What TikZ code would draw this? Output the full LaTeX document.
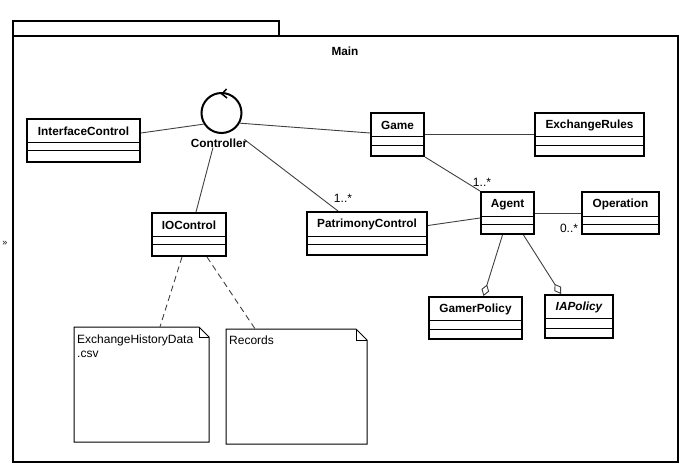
\documentclass[tikz,border=0pt]{standalone}
\usepackage{fontspec}
\setmainfont{Liberation Sans}
\usetikzlibrary{fit,calc,arrows.meta}
\tikzset{
  classbox/.style={draw, line width=2pt, inner sep=0pt},
  classname/.style={font=\fontsize{11.8}{14}\selectfont\bfseries, inner sep=0pt},
  comp/.style={line width=1pt},
  conn/.style={line width=0.9pt, draw=black!75},
  mult/.style={font=\fontsize{12}{14}\selectfont, inner sep=0pt},
  notetext/.style={font=\fontsize{12}{14}\selectfont, inner sep=0pt, anchor=base west},
  noteline/.style={line width=1pt},
  dep/.style={conn, dash pattern=on 6pt off 4pt},
  agg/.style={conn, -{Diamond[open,length=12pt,width=8pt,line width=0.9pt]}},
  pkg/.style={draw, line width=2pt, inner sep=0pt},
}
\newcommand{\umlclass}[8]{%
  \node[classbox, fit={(#2,#3) (#4,#5)}] (#1) {};
  \draw[comp] (#2,#6) -- (#4,#6) (#2,#7) -- (#4,#7);
  \node[classname] (#1-name) at ($(#2,#3)!0.5!(#4,#6)$) {#8};
}
\newcommand{\umlnote}[6]{%
  \node[inner sep=0pt, fit={(#2,#3) (#4,#5)}] (#1) {};
  \draw[noteline] (#2,#3) -- ({#4-#6},#3) -- (#4,{#3+#6}) -- (#4,#5) -- (#2,#5) -- cycle;
  \draw[noteline] ({#4-#6},#3) -- ({#4-#6},{#3+#6}) -- (#4,{#3+#6});
}
\begin{document}
\begin{tikzpicture}[x=1pt,y=-1pt]
\useasboundingbox (0,0) rectangle (688,470);
% package
\node[pkg, fit={(13,21) (279,36)}] (tab) {};
\node[pkg, fit={(13,36) (678,462)}] (main) {};
\node[classname] (mainlbl) at (345,51) {Main};
\node[font=\fontsize{9}{10}\selectfont, inner sep=0pt] (chev) at (5,243) {»};

% classes
\umlclass{ic}{27}{119}{140}{162}{143}{151}{InterfaceControl}
\umlclass{game}{371}{113}{424}{156}{137}{146}{Game}
\umlclass{er}{535}{113}{644}{156}{137}{146}{ExchangeRules}
\umlclass{io}{152}{213}{226}{256}{237}{245}{IOControl}
\umlclass{pc}{307}{212}{427}{255}{237}{245}{PatrimonyControl}
\umlclass{agent}{481}{192}{534}{234}{217}{225}{Agent}
\umlclass{op}{582}{192}{659}{234}{217}{225}{Operation}
\umlclass{gp}{429}{297}{522}{339}{321}{329}{GamerPolicy}
\umlclass{ia}{545}{295}{613}{338}{319}{328}{\itshape IAPolicy}

% controller
\node[draw, circle, line width=2pt, minimum size=40pt, inner sep=0pt] (ctrl) at (221.5,113) {};
\draw[line width=1.5pt] ($(ctrl.north)+(5,-3)$) -- ($(ctrl.north)+(0.5,2)$) -- ($(ctrl.north)+(5.5,6)$);
\node[classname] (ctrllbl) at (219,143) {Controller};

% notes
\umlnote{n1}{74}{327}{209}{442}{10}
\node[notetext] (n1a) at (77,343) {ExchangeHistoryData};
\node[notetext] (n1b) at (77,357) {.csv};
\umlnote{n2}{226}{329}{367}{444}{11}
\node[notetext] (n2a) at (229,344) {Records};

% connectors
\draw[conn] ([yshift=7.5]ic.east) -- (ctrl.212);
\draw[conn] (ctrl.-29) -- ([yshift=1.5]game.west);
\draw[conn] ([xshift=-6]ctrllbl.south) -- ([xshift=7]io.north);
\draw[conn] ([xshift=-3,yshift=-1]ctrllbl.north east) -- ([xshift=-29]pc.north);
\node[mult] (m1) at (343,198) {1..*};
\draw[conn] (game.east) -- (er.west);
\draw[conn] (game.south east) -- (agent.north west);
\node[mult] (m2) at (482,182) {1..*};
\draw[conn] ([yshift=-5]agent.west) -- ([yshift=8]pc.east);
\draw[conn] (agent.east) -- (op.west);
\node[mult] (m3) at (569,228) {0..*};
\draw[agg] ([xshift=-5]agent.south) -- ([xshift=8]gp.north);
\draw[agg] ([xshift=16]agent.south) -- ([xshift=-18]ia.north);
\draw[dep] ([xshift=-7]io.south) -- ([xshift=18.5]n1.north);
\draw[dep] ([xshift=18]io.south) -- ([xshift=-41.5]n2.north);
\end{tikzpicture}
\end{document}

==================================================

Problem statement: Skip the pictures, then retype every line above exactly.

Task result:
What TikZ code would draw this? Output the full LaTeX document.
\documentclass[tikz,border=0pt]{standalone}
\usepackage{fontspec}
\setmainfont{Liberation Sans}
\usetikzlibrary{fit,calc,arrows.meta}
\tikzset{
  classbox/.style={draw, line width=2pt, inner sep=0pt},
  classname/.style={font=\fontsize{11.8}{14}\selectfont\bfseries, inner sep=0pt},
  comp/.style={line width=1pt},
  conn/.style={line width=0.9pt, draw=black!75},
  mult/.style={font=\fontsize{12}{14}\selectfont, inner sep=0pt},
  notetext/.style={font=\fontsize{12}{14}\selectfont, inner sep=0pt, anchor=base west},
  noteline/.style={line width=1pt},
  dep/.style={conn, dash pattern=on 6pt off 4pt},
  agg/.style={conn, -{Diamond[open,length=12pt,width=8pt,line width=0.9pt]}},
  pkg/.style={draw, line width=2pt, inner sep=0pt},
}
\newcommand{\umlclass}[8]{%
  \node[classbox, fit={(#2,#3) (#4,#5)}] (#1) {};
  \draw[comp] (#2,#6) -- (#4,#6) (#2,#7) -- (#4,#7);
  \node[classname] (#1-name) at ($(#2,#3)!0.5!(#4,#6)$) {#8};
}
\newcommand{\umlnote}[6]{%
  \node[inner sep=0pt, fit={(#2,#3) (#4,#5)}] (#1) {};
  \draw[noteline] (#2,#3) -- ({#4-#6},#3) -- (#4,{#3+#6}) -- (#4,#5) -- (#2,#5) -- cycle;
  \draw[noteline] ({#4-#6},#3) -- ({#4-#6},{#3+#6}) -- (#4,{#3+#6});
}
\begin{document}
\begin{tikzpicture}[x=1pt,y=-1pt]
\useasboundingbox (0,0) rectangle (688,470);
% package
\node[pkg, fit={(13,21) (279,36)}] (tab) {};
\node[pkg, fit={(13,36) (678,462)}] (main) {};
\node[classname] (mainlbl) at (345,51) {Main};
\node[font=\fontsize{9}{10}\selectfont, inner sep=0pt] (chev) at (5,243) {»};

% classes
\umlclass{ic}{27}{119}{140}{162}{143}{151}{InterfaceControl}
\umlclass{game}{371}{113}{424}{156}{137}{146}{Game}
\umlclass{er}{535}{113}{644}{156}{137}{146}{ExchangeRules}
\umlclass{io}{152}{213}{226}{256}{237}{245}{IOControl}
\umlclass{pc}{307}{212}{427}{255}{237}{245}{PatrimonyControl}
\umlclass{agent}{481}{192}{534}{234}{217}{225}{Agent}
\umlclass{op}{582}{192}{659}{234}{217}{225}{Operation}
\umlclass{gp}{429}{297}{522}{339}{321}{329}{GamerPolicy}
\umlclass{ia}{545}{295}{613}{338}{319}{328}{\itshape IAPolicy}

% controller
\node[draw, circle, line width=2pt, minimum size=40pt, inner sep=0pt] (ctrl) at (221.5,113) {};
\draw[line width=1.5pt] ($(ctrl.north)+(5,-3)$) -- ($(ctrl.north)+(0.5,2)$) -- ($(ctrl.north)+(5.5,6)$);
\node[classname] (ctrllbl) at (219,143) {Controller};

% notes
\umlnote{n1}{74}{327}{209}{442}{10}
\node[notetext] (n1a) at (77,343) {ExchangeHistoryData};
\node[notetext] (n1b) at (77,357) {.csv};
\umlnote{n2}{226}{329}{367}{444}{11}
\node[notetext] (n2a) at (229,344) {Records};

% connectors
\draw[conn] ([yshift=7.5]ic.east) -- (ctrl.212);
\draw[conn] (ctrl.-29) -- ([yshift=1.5]game.west);
\draw[conn] ([xshift=-6]ctrllbl.south) -- ([xshift=7]io.north);
\draw[conn] ([xshift=-3,yshift=-1]ctrllbl.north east) -- ([xshift=-29]pc.north);
\node[mult] (m1) at (343,198) {1..*};
\draw[conn] (game.east) -- (er.west);
\draw[conn] (game.south east) -- (agent.north west);
\node[mult] (m2) at (482,182) {1..*};
\draw[conn] ([yshift=-5]agent.west) -- ([yshift=8]pc.east);
\draw[conn] (agent.east) -- (op.west);
\node[mult] (m3) at (569,228) {0..*};
\draw[agg] ([xshift=-5]agent.south) -- ([xshift=8]gp.north);
\draw[agg] ([xshift=16]agent.south) -- ([xshift=-18]ia.north);
\draw[dep] ([xshift=-7]io.south) -- ([xshift=18.5]n1.north);
\draw[dep] ([xshift=18]io.south) -- ([xshift=-41.5]n2.north);
\end{tikzpicture}
\end{document}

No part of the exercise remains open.